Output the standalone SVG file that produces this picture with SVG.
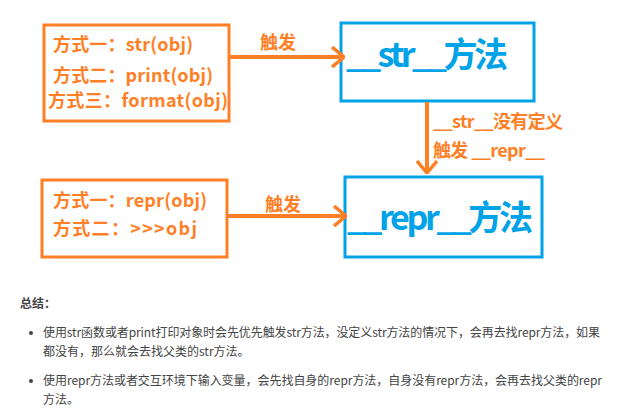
<svg xmlns="http://www.w3.org/2000/svg" width="622" height="419" viewBox="0 0 622 419">
<defs>
<style>
.ob{fill:none;stroke:#FF7F27;stroke-width:3}
.bb{fill:none;stroke:#00A2E8;stroke-width:3}
.ot{font-family:"Noto Sans CJK SC","Noto Sans",sans-serif;font-weight:bold;font-size:18px;fill:#FF7F27}
.bt{font-family:"Noto Sans CJK SC","Noto Sans",sans-serif;font-weight:bold;font-size:34px;fill:#00A2E8}
.lt{font-family:"Noto Sans CJK SC","Noto Sans",sans-serif;font-weight:bold;font-size:18px;fill:#FF7F27}
.ct{font-family:"Noto Sans CJK SC","Noto Sans",sans-serif;font-size:12px;fill:#444}
.edge{fill:none;stroke:#FF7F27;stroke-width:4}
</style>
<marker id="chev" markerUnits="userSpaceOnUse" viewBox="0 0 14 22" refX="13" refY="11" markerWidth="14" markerHeight="22" orient="auto">
<polyline points="1,1 13,11 1,21" fill="none" stroke="#FF7F27" stroke-width="3.5"/>
</marker>
</defs>
<rect width="622" height="419" fill="#ffffff"/>

<g id="node-ways-str">
<rect class="ob" x="44" y="25" width="185" height="96"/>
<text class="ot" x="53" y="51" textLength="140">方式一：str(obj)</text>
<text class="ot" x="53" y="82" textLength="160">方式二：print(obj)</text>
<text class="ot" x="48" y="107" textLength="180">方式三：format(obj)</text>
</g>

<g id="node-str-method">
<rect class="bb" x="341" y="23" width="193" height="78"/>
<text class="bt" x="346" y="67" textLength="162">__str__方法</text>
</g>

<g id="node-ways-repr">
<rect class="ob" x="42" y="180" width="185" height="77"/>
<text class="ot" x="53" y="207" textLength="154">方式一：repr(obj)</text>
<text class="ot" x="53" y="235" textLength="144">方式二：&gt;&gt;&gt;obj</text>
</g>

<g id="node-repr-method">
<rect class="bb" x="345" y="177" width="197" height="80"/>
<text class="bt" x="347" y="230" textLength="186">__repr__方法</text>
</g>

<g id="connectors">
<line class="edge" x1="229" y1="57" x2="344" y2="57" marker-end="url(#chev)"/>
<text class="lt" x="260" y="49">触发</text>
<line class="edge" x1="227" y1="216" x2="346" y2="216" marker-end="url(#chev)"/>
<text class="lt" x="265" y="211">触发</text>
<line class="edge" x1="427" y1="102" x2="427" y2="173" marker-end="url(#chev)"/>
<text class="lt" x="433" y="128" textLength="130">__str__没有定义</text>
<text class="lt" x="433" y="157" textLength="112">触发 __repr__</text>
</g>

<g id="summary">
<text class="ct" x="20" y="308" font-weight="bold" fill="#333">总结：</text>
<circle cx="31" cy="333" r="2" fill="#444"/>
<text class="ct" x="43" y="337" textLength="557">使用str函数或者print打印对象时会先优先触发str方法，没定义str方法的情况下，会再去找repr方法，如果</text>
<text class="ct" x="43" y="356">都没有，那么就会去找父类的str方法。</text>
<circle cx="31" cy="381" r="2" fill="#444"/>
<text class="ct" x="43" y="385" textLength="559">使用repr方法或者交互环境下输入变量，会先找自身的repr方法，自身没有repr方法，会再去找父类的repr</text>
<text class="ct" x="43" y="404">方法。</text>
</g>
</svg>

* **TO BE DONE**: Restate the whole of the material word for word without the pictures.

* **SOLUTION FOR THIS PROBLEM**:
Output the standalone SVG file that produces this picture with SVG.
<svg xmlns="http://www.w3.org/2000/svg" width="622" height="419" viewBox="0 0 622 419">
<defs>
<style>
.ob{fill:none;stroke:#FF7F27;stroke-width:3}
.bb{fill:none;stroke:#00A2E8;stroke-width:3}
.ot{font-family:"Noto Sans CJK SC","Noto Sans",sans-serif;font-weight:bold;font-size:18px;fill:#FF7F27}
.bt{font-family:"Noto Sans CJK SC","Noto Sans",sans-serif;font-weight:bold;font-size:34px;fill:#00A2E8}
.lt{font-family:"Noto Sans CJK SC","Noto Sans",sans-serif;font-weight:bold;font-size:18px;fill:#FF7F27}
.ct{font-family:"Noto Sans CJK SC","Noto Sans",sans-serif;font-size:12px;fill:#444}
.edge{fill:none;stroke:#FF7F27;stroke-width:4}
</style>
<marker id="chev" markerUnits="userSpaceOnUse" viewBox="0 0 14 22" refX="13" refY="11" markerWidth="14" markerHeight="22" orient="auto">
<polyline points="1,1 13,11 1,21" fill="none" stroke="#FF7F27" stroke-width="3.5"/>
</marker>
</defs>
<rect width="622" height="419" fill="#ffffff"/>

<g id="node-ways-str">
<rect class="ob" x="44" y="25" width="185" height="96"/>
<text class="ot" x="53" y="51" textLength="140">方式一：str(obj)</text>
<text class="ot" x="53" y="82" textLength="160">方式二：print(obj)</text>
<text class="ot" x="48" y="107" textLength="180">方式三：format(obj)</text>
</g>

<g id="node-str-method">
<rect class="bb" x="341" y="23" width="193" height="78"/>
<text class="bt" x="346" y="67" textLength="162">__str__方法</text>
</g>

<g id="node-ways-repr">
<rect class="ob" x="42" y="180" width="185" height="77"/>
<text class="ot" x="53" y="207" textLength="154">方式一：repr(obj)</text>
<text class="ot" x="53" y="235" textLength="144">方式二：&gt;&gt;&gt;obj</text>
</g>

<g id="node-repr-method">
<rect class="bb" x="345" y="177" width="197" height="80"/>
<text class="bt" x="347" y="230" textLength="186">__repr__方法</text>
</g>

<g id="connectors">
<line class="edge" x1="229" y1="57" x2="344" y2="57" marker-end="url(#chev)"/>
<text class="lt" x="260" y="49">触发</text>
<line class="edge" x1="227" y1="216" x2="346" y2="216" marker-end="url(#chev)"/>
<text class="lt" x="265" y="211">触发</text>
<line class="edge" x1="427" y1="102" x2="427" y2="173" marker-end="url(#chev)"/>
<text class="lt" x="433" y="128" textLength="130">__str__没有定义</text>
<text class="lt" x="433" y="157" textLength="112">触发 __repr__</text>
</g>

<g id="summary">
<text class="ct" x="20" y="308" font-weight="bold" fill="#333">总结：</text>
<circle cx="31" cy="333" r="2" fill="#444"/>
<text class="ct" x="43" y="337" textLength="557">使用str函数或者print打印对象时会先优先触发str方法，没定义str方法的情况下，会再去找repr方法，如果</text>
<text class="ct" x="43" y="356">都没有，那么就会去找父类的str方法。</text>
<circle cx="31" cy="381" r="2" fill="#444"/>
<text class="ct" x="43" y="385" textLength="559">使用repr方法或者交互环境下输入变量，会先找自身的repr方法，自身没有repr方法，会再去找父类的repr</text>
<text class="ct" x="43" y="404">方法。</text>
</g>
</svg>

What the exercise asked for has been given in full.